I am also grateful to Jiyoun Ha, James Chapman, Skye Wanderman-Milne, Carlos Araya, and the wider Google JAX numerical computing library team for technical guidance, implementation review, validation, and support while I worked on running state space model implementations written in JAX on Google Cloud Tensor Processing Units (TPUs). Some of this research was supported in part with Cloud TPUs from Google’s TPU Research Cloud.

The exposition has been shaped by works of technical writing, especially Dive into Deep Learning, Deep Learning, Understanding Deep Learning, and Sebastian Raschka’s books. Each influenced how I think about notation, examples, and the relationship between mathematical objects and the computations that realise them.

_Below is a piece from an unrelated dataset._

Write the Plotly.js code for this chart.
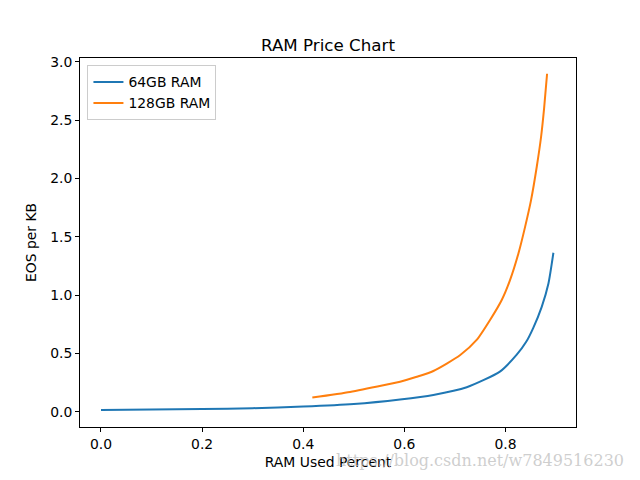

Most of all, the manuscript is indebted to the research it explains. It is centred on the line of work around structured state space models, selective state space models, and Mamba, developed in papers by Albert Gu, Tri Dao, Christopher Ré’s Hazy Research group at Stanford, and many collaborators across academia and industry. Any errors or misinterpretations are my own.

Finally, I thank my cat and dog, Sven and Olaf, for their quiet company.

Unless explicitly stated otherwise, the individuals and organisations named above are not affiliated with this book, and their inclusion reflects my gratitude and the influence of their work rather than their endorsement of its contents.